__STATED PROBLEM__. Please report every line from the material that contains the word "matplotlib".

__DATA BLOCK__.
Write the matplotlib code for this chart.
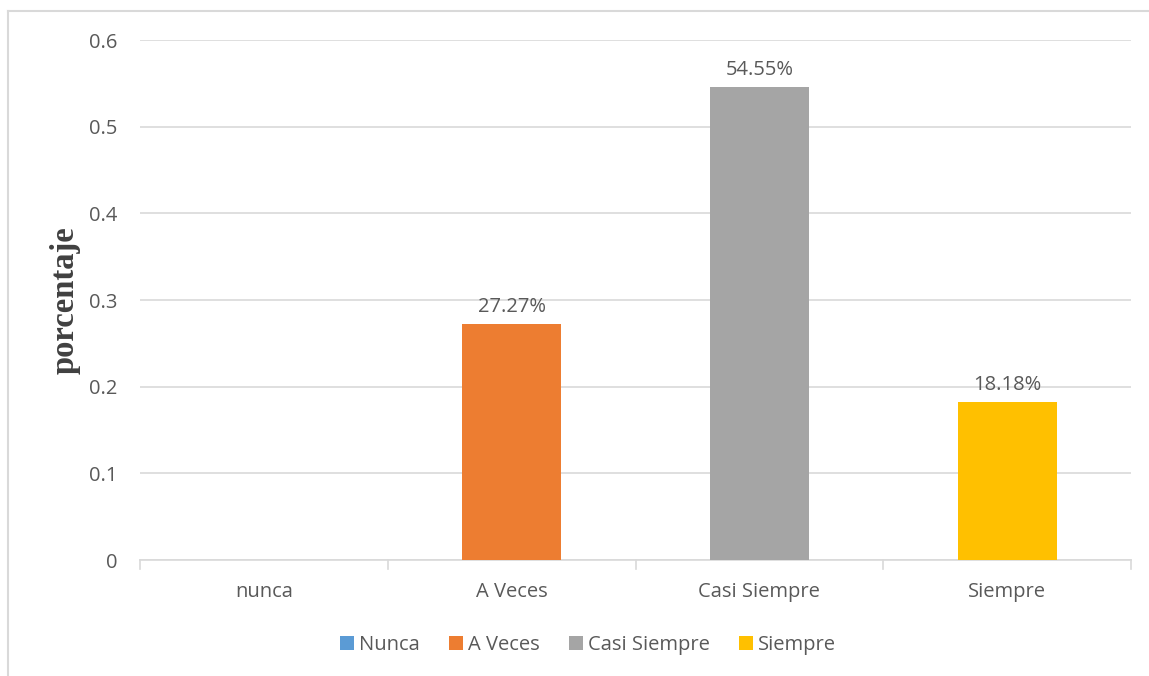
import matplotlib
matplotlib.use("Agg")
import matplotlib.pyplot as plt
from matplotlib.patches import Patch
from matplotlib.lines import Line2D

categories = ["nunca", "A Veces", "Casi Siempre", "Siempre"]
legend_names = ["Nunca", "A Veces", "Casi Siempre", "Siempre"]
values = [0.0, 0.2727, 0.5455, 0.1818]
labels = ["", "27.27%", "54.55%", "18.18%"]
colors = ["#5B9BD5", "#ED7D31", "#A5A5A5", "#FFC000"]
yticks = [0, 0.1, 0.2, 0.3, 0.4, 0.5, 0.6]
ytick_labels = ["0", "0.1", "0.2", "0.3", "0.4", "0.5", "0.6"]

plt.rcParams["font.family"] = ["Open Sans", "DejaVu Sans"]
txt = "#595959"
grid = "#D9D9D9"
fs = 14.5

fig = plt.figure(figsize=(11.49, 6.76), dpi=100)
ax = fig.add_axes([140/1149, 1-560/676, (1131-140)/1149, (560-40)/676])

x = list(range(len(categories)))
bars = ax.bar(x, values, width=0.4, color=colors, zorder=3)
for xi, v, lab in zip(x, values, labels):
    if lab:
        ax.annotate(lab, (xi, v), xytext=(0, 5), textcoords="offset points",
                    ha="center", va="bottom", fontsize=fs, color=txt)

ax.set_xlim(-0.5, len(categories) - 0.5)
ax.set_ylim(0, 0.6)
ax.set_yticks(yticks)
ax.set_yticklabels(ytick_labels, fontsize=fs, color=txt)
ax.set_xticks(x)
ax.set_xticklabels(categories, fontsize=fs, color=txt)
ax.tick_params(axis="y", length=0, pad=16)
ax.tick_params(axis="x", length=0, pad=16)
ax.yaxis.grid(True, color=grid, linewidth=1.2, zorder=0)
for s in ["top", "right", "left"]:
    ax.spines[s].set_visible(False)
ax.spines["bottom"].set_color(grid)
ax.spines["bottom"].set_linewidth(1.2)

# category boundary tick marks
for b in [-0.5, 0.5, 1.5, 2.5, 3.5]:
    ax.add_line(Line2D([b, b], [0, -0.01], color=grid, linewidth=1.2,
                       clip_on=False, transform=ax.transData))

ax.set_ylabel("porcentaje", fontsize=23.5, fontweight="bold",
              family=["Liberation Serif"], color="#404040", labelpad=6)

handles = [Patch(facecolor=c, edgecolor="none") for c in colors]
fig.legend(handles, legend_names, loc="center", bbox_to_anchor=(588/1149, 1-645/676),
           ncol=4, frameon=False, fontsize=fs, labelcolor=txt,
           handlelength=0.7, handleheight=0.7, handletextpad=0.25, columnspacing=1.45)

# outer chart border (left and top visible)
fig.add_artist(Line2D([8/1149, 8/1149], [0, 1-11/676], color=grid, linewidth=1.5,
                      transform=fig.transFigure))
fig.add_artist(Line2D([8/1149, 1], [1-11/676, 1-11/676], color=grid, linewidth=1.5,
                      transform=fig.transFigure))

fig.savefig("out.png", dpi=100, facecolor="white")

__RESULT__.
Write the matplotlib code for this chart.
import matplotlib
matplotlib.use("Agg")
import matplotlib.pyplot as plt
from matplotlib.patches import Patch
from matplotlib.lines import Line2D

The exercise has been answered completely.